Dans la réflexion marketing, la définition des attributs clés d’une destination définissant son positionnement et son image dans un environnement concurrentiel est primordiale. En Polynésie, nos attributs naturels – soleil, plages, lagons, cocotiers – sont communs à d’autres destinations. Les seuls éléments capables de nous distinguer réellement restent donc notre peuple et notre culture. Cela signifie que le développement de notre tourisme doit être très logiquement rattaché à la question de la place de la culture et de l’Homme dans cette industrie. Il est important de reconnaitre en premier lieu que la culture donne une âme à notre industrie et qu’en échange, le tourisme offre des débouchés économiques à la culture. Pour donner corps à ce principe, il m’a semblé que le musée était une plateforme idéale pour travailler en un même lieu sur les thèmes de la préservation du patrimoine, de la transmission du savoir et de la recherche de débouchés économiques par la création de produits touristiques.
Dans la plupart des autres destinations, la culture est naturellement mise en avant tandis qu’ici, c’est comme si on devait prouver et justifier qu’une culture existe véritablement…
La culture d’un pays est évidente pour les touristes qui en ont conscience et qui la recherche activement, mais pour la grande majorité le lien entre tourisme et culture est beaucoup moins évident quand les produits culturels n’existent pas ou peu. Une cascade, une plage ou même un site archéologique ne sont pas des produits touristiques en eux-mêmes, mais le guide payé pour accompagner le visiteur transforme ces sites en produit. J’ai le sentiment qu’en Polynésie on vit beaucoup la culture d’abord pour soi. Sans pour autant la travestir et la dévaloriser, la notion de partage pour un bénéfice mutuel me parait également importante à intégrer.
Comment une association liée au musée pourrait-elle résoudre des problématiques d’une telle envergure ?
C’est une vision sur le long terme. Une problématique centrale est celle de la transmission. La jeunesse éprouve un certain désintérêt pour la culture car elle a d’autres préoccupations : se former à un métier, gagner sa vie, fonder une famille, etc. De l’autre côté, les détenteurs du savoir sont ceux qui ont déjà vécu leur vie professionnelle et peuvent consacrer du temps à autre chose, à l’histoire et au patrimoine notamment. Il manque une courroie de transmission afin de faire converger ces intérêts. A travers le musée et cette association, nous souhaitons créer ce relais.

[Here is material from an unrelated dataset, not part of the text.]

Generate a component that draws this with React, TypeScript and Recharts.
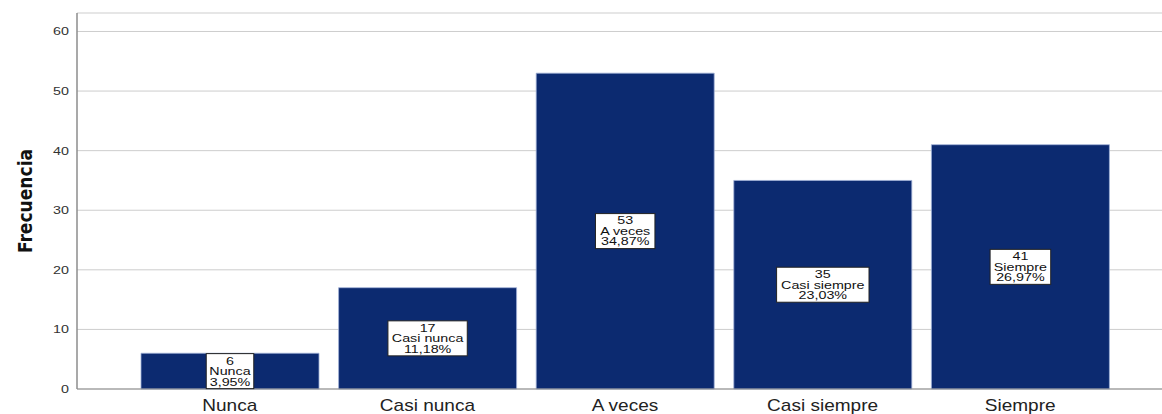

De quelle manière y parvenir ?
Il faut faire en sorte que les jeunes puissent financièrement vivre de leur culture. Mon intention n’est pas de rentrer en opposition avec ceux qui pensent que la culture ne se monnaye pas… Sous un angle plus touristique, je dirais que la culture n’est intéressante que lorsqu’elle est partagée, la culture « pour soi » est un renfermement souvent stérile. Maintenant, tout ça c’est de la théorie qu’il faut arriver à rendre tangible autour d’un projet commun. Juste à côté de nous, la Nouvelle-Zélande et Hawaii ont réussi à trouver des solutions avec, par exemple, la création de centres culturels. En Polynésie française, nous avons un patrimoine important qui ne demande qu’à être mis en avant. On réduit bien souvent notre culture au seul Heiva – formidable, du reste – mais notre héritage culturel est bien plus dense et renferme de quoi également faire vivre notre jeunesse, leur donner de la fierté même pour ceux qui n’ont pas eu la chance de suivre un parcours scolaire. Mais pour cela, il faut au moins qu’ils apprennent qui ils sont, qu’ils apprennent leur histoire et qu’ils puissent raconter cette histoire à des gens, les touristes, qui sont prêts à payer pour les connaitre eux et leur histoire.
Quelle est ta définition de la culture ?
Une culture vivante, qui préserve, s’inspire du passé et le respecte mais qui projette l’individu vers l’avenir, dans une volonté d’accomplissement personnel et d’échange avec l’autre.